A vaguely worded license from the Ottomans authorized Lord Elgin’s men to remove “some pieces of stone with old inscriptions, and figures.” Although there was no explicit permission to cut sculptures off the Parthenon, Elgin apparently took an expansive view, carting off about half of the surviving sculptures on the Athenian citadel. His trove included 17 lifesize figures from the temple’s pediments, 15 of the 92 metopes that adorned the exterior of the building and roughly half – a 247-foot portion – of the sculpted frieze that once ran around the inside.
The earl had planned to have these ancient treasures grace Broomhall, his country house in Scotland. But one shipment, aboard the HMS Mentor, was delayed when the ship foundered off the Greek island of Cythera in 1802. Many crates were lost overboard, and it took more than two years to salvage them from the sea.
During the course of his aristocratic adventure, Elgin was arrested in France as a prisoner of war and imprisoned for three years, and he lost his fortune, his wife and the tip of his nose (either from syphilis, allegedly, or the mercury treatments he took for asthma). In 1816, the cash poor Elgin sold the marbles to the British Parliament for 35,000 British pounds – the equivalent of at least 3.6 million pounds, or $4.35 million, today – about half the amount he had spent to secure and transport them. The artifacts were then passed into the trusteeship of the British Museum.
The campaign to recover the marbles began almost as soon as they were taken down from the Parthenon, and some of the earliest detractors were Lord Elgin’s peers. In 1811, poet Lord Byron ridiculed him in the poem “The Curse of Minerva”: “England owns him not: Athena, no! thy plunderer was a Scot.”
Michel, a former public prosecutor for the Commonwealth of Massachusetts, is one of the British Museum’s more outspoken and caustic critics. At times, his standoff with the diffident British establishment seems like something out of a Jeeves and Wooster farce.
“It’s all a bit sad, hanging on to these last vestiges of colonial grandeur like Miss Havisham with her wedding dress,” he said in an email. “These battered and broken pieces of whitewashed stone offer little that can educate anyone about the art of Ancient Greece. At the same time, they hold the same nostalgic emotional power for Greeks as any beloved but tattered family heirloom that has somehow passed into the hands of strangers.”
The push for Western nations to return cultural artifacts to their countries of origin has been gaining momentum. This spring, a museum in Palermo, Italy, permanently returned to Athens a fragment from the Parthenon showing the foot of the Greek goddess Artemis. Although the British government has been under increasing pressure to give back the marbles, the British Museum has avoided the conversation.

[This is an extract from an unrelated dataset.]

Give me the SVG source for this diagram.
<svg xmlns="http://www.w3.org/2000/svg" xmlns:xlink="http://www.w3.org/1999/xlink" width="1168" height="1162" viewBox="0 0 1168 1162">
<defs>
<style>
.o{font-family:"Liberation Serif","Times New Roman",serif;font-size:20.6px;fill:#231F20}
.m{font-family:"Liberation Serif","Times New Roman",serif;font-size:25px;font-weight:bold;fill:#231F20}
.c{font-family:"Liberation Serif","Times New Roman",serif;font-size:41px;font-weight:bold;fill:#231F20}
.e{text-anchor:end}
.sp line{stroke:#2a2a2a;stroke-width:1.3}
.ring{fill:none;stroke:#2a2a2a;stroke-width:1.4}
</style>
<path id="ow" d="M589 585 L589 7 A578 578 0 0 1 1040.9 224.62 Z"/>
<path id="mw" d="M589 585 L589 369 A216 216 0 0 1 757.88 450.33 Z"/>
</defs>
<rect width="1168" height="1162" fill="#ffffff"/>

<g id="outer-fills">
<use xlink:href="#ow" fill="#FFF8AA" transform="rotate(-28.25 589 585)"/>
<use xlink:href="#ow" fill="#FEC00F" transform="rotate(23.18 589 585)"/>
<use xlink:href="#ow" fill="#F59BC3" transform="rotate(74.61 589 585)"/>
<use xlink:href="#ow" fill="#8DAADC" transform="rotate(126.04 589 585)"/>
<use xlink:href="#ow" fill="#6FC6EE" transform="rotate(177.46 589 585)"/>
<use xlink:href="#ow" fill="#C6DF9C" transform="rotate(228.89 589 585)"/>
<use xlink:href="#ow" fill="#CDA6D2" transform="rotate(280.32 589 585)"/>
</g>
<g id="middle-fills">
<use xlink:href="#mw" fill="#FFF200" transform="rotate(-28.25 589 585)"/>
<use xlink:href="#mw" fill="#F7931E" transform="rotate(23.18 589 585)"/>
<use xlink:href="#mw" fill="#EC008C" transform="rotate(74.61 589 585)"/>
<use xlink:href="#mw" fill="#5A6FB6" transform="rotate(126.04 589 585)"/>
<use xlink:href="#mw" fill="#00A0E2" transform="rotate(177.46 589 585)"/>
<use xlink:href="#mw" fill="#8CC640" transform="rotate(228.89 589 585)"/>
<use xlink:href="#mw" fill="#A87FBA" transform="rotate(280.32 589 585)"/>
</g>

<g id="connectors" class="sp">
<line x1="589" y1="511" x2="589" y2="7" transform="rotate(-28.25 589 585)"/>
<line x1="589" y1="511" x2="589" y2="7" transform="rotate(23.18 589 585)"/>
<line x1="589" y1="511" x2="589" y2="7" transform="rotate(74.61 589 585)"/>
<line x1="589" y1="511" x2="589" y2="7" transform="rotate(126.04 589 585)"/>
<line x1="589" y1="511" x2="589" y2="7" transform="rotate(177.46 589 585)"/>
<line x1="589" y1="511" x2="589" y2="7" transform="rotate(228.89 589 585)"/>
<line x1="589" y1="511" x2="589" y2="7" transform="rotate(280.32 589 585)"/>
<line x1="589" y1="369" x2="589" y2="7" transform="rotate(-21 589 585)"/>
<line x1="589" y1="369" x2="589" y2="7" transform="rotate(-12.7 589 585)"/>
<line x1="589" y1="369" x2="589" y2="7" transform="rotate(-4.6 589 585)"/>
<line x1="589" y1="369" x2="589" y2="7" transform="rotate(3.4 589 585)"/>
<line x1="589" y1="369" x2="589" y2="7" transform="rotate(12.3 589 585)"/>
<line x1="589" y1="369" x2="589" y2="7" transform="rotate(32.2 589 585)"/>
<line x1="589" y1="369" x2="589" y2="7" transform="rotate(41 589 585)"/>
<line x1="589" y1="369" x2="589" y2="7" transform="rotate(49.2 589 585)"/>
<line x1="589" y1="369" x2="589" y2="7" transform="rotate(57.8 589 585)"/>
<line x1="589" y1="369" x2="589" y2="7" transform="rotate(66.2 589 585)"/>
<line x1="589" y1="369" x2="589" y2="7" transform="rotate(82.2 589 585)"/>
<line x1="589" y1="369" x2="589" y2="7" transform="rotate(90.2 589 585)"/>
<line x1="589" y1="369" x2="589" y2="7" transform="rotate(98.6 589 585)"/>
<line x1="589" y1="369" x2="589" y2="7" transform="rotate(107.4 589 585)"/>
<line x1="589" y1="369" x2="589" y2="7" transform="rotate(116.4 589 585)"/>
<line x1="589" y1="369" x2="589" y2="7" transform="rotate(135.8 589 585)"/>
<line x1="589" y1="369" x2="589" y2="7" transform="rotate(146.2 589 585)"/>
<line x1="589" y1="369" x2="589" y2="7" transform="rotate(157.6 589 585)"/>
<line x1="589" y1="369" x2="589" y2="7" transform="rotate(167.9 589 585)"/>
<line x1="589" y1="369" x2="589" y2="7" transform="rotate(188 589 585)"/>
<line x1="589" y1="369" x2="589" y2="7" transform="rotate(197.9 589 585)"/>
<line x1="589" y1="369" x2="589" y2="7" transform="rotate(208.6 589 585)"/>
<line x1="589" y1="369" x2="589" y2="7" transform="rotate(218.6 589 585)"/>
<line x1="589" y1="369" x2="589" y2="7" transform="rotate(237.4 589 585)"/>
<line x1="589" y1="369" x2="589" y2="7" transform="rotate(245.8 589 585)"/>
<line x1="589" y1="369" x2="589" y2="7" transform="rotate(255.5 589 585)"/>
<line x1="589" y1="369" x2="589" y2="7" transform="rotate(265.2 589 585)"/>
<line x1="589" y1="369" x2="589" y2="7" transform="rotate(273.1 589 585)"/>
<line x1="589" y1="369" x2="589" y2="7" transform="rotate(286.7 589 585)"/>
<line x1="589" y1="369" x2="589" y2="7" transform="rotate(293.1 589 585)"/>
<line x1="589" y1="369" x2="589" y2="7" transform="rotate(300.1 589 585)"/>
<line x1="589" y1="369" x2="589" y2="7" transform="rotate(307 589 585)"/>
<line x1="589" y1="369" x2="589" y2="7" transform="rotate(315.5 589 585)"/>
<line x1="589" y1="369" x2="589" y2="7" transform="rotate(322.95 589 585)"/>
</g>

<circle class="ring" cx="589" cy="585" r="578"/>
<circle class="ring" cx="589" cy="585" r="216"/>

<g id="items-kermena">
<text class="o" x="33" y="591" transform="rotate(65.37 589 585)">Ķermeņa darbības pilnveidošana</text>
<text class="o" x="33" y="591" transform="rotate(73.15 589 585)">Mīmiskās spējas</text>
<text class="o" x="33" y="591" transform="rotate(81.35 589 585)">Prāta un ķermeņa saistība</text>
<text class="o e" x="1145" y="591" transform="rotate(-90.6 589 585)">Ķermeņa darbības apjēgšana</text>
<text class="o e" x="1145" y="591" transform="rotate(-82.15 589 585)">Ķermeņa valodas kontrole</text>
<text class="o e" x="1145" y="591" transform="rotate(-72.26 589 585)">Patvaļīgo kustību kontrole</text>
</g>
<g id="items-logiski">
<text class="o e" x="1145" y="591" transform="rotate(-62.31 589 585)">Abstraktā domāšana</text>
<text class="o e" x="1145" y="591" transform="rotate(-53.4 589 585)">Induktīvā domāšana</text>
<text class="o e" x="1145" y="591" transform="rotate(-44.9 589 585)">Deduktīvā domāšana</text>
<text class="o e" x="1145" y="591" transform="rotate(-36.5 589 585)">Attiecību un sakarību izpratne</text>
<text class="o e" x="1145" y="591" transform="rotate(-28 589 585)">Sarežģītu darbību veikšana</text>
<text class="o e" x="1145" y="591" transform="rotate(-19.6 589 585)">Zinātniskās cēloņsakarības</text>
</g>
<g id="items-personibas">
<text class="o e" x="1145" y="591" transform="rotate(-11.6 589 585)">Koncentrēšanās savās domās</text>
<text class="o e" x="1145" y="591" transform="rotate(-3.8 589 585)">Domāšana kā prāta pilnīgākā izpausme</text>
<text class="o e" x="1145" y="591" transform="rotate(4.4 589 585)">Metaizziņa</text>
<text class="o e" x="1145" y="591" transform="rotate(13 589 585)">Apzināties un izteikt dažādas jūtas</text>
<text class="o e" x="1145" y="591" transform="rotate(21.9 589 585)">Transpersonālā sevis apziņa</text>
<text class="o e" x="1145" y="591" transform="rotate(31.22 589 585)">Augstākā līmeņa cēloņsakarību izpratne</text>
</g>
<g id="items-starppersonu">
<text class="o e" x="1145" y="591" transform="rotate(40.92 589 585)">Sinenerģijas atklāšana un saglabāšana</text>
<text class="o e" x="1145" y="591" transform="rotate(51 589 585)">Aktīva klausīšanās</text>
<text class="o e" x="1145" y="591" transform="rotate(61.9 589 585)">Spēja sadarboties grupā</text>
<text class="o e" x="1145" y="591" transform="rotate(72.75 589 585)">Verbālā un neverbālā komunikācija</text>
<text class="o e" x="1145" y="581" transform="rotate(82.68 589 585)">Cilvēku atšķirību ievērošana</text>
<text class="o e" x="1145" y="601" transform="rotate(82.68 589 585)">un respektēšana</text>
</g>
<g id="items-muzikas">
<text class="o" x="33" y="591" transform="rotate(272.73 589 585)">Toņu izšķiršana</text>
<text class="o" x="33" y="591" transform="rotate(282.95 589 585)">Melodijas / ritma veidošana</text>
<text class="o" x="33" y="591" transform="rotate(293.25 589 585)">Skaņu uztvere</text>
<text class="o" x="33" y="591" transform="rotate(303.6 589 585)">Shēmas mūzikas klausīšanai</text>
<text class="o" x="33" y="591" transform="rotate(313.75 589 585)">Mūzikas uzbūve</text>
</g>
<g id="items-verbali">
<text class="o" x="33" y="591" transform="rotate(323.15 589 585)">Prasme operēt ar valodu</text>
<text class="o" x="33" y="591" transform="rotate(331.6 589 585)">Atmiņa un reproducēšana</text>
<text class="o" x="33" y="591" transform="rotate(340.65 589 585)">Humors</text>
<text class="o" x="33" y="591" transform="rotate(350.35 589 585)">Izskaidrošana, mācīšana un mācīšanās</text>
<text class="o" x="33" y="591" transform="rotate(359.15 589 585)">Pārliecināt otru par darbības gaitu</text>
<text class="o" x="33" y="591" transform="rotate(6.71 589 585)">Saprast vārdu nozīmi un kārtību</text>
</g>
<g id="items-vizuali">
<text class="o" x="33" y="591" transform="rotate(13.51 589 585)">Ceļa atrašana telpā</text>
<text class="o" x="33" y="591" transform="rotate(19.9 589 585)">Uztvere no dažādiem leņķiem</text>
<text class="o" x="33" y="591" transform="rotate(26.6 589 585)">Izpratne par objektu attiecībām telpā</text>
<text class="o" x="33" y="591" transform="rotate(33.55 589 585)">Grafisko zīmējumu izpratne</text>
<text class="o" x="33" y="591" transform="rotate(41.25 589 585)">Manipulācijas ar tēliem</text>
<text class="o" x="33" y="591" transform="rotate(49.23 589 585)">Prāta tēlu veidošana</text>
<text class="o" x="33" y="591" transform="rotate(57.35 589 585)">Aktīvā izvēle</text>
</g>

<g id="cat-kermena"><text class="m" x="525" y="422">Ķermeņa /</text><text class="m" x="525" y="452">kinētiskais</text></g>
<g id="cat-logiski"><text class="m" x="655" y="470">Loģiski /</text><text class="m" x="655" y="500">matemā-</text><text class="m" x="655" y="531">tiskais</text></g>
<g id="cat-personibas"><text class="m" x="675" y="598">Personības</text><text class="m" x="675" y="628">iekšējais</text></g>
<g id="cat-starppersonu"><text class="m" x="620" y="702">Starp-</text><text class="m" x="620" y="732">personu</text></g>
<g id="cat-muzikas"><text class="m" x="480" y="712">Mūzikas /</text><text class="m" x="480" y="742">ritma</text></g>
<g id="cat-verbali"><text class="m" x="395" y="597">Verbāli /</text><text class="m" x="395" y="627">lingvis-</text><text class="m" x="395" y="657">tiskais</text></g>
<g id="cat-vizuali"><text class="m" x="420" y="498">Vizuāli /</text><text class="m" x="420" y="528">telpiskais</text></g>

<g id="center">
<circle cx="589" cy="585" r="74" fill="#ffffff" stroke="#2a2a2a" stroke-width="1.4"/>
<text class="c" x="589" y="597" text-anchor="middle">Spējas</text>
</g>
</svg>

Its defenders contend that restitution would set a disturbing precedent and that major museum holdings everywhere would be in jeopardy.
“This is an argument that will run and run,” said Daisy Dunn, a British classicist. “It’s hard to see how a solution that satisfies both parties will ever be found.”
Return to lender
Although the British Museum is unlikely to yield, many archaeologists say the case for the return of the relics is strong and persuasive.
“The building from which they were looted is still standing,” said Tim Schadla-Hall, an archaeologist at University College London who specializes in the public understanding of archaeological heritage. “They should be returned to Greece.”
He added, “A more relaxed approach to genuineness and authenticity is acceptable today and is already accepted by most of us as consumers of the past.”
Producing quality facsimiles of the great sculptural works of antiquity and the Renaissance was a Victorian obsession, and London museums are crammed with plaster casts of Classical originals. Foremost among these are the lofty Cast Courts at the Victoria and Albert Museum, which holds models of Trajan’s Column, Michelangelo’s David and the tomb of Henry VII of Luxembourg, all of which are to size.
Karenowska says that museums achieve no purpose if they are filled with beautifully preserved objects that only serve the interests of a closed-door academic minority. “Looking after the material remnants of the past is only a small part of preserving its memory and cultural habitat,” she said. “When you look at, or even touch, an ancient object, you are making a connection with something that is a physical witness to an earlier time.” Western culture tends to privilege original objects, Karenowska says, largely out of a desire to make physical connections with the past.
This is why Dunn doubts that a solution that pleases both the British Museum and the Greek government will ever be achieved. The biggest hurdle, she said, is that the words “copy” and “replica” still mean “second best,” even if that is not necessarily the case. “However strong the intellectual argument, semantics prevail,” Dunn said.
The production of remarkable copies was unlikely to end the stalemate over the Parthenon marbles, she added: “It is hard to imagine anyone who wants the marbles to remain at the British Museum being satisfied with something produced in part by robots, when the originals represent to them the high point of human artistry.”
Can the broader British public be convinced that exact copies are as good as or indeed better than the originals? Karenowska suggested that Britons think of reproductions as 3D photographs: They are not there to pretend to be original but, like Colonial Williamsburg in the United States, to draw attention to just how interesting those originals are.
Michel quoted a passage from “The Velveteen Rabbit,” a British children’s book from 1922 about a stuffed rabbit that yearns to become real through the love of his owner. “Real isn’t how you are made,” the book reads. “It’s a thing that happens to you. When a child loves you for a long, long time, not just to play with, but really loves you, then you become real.”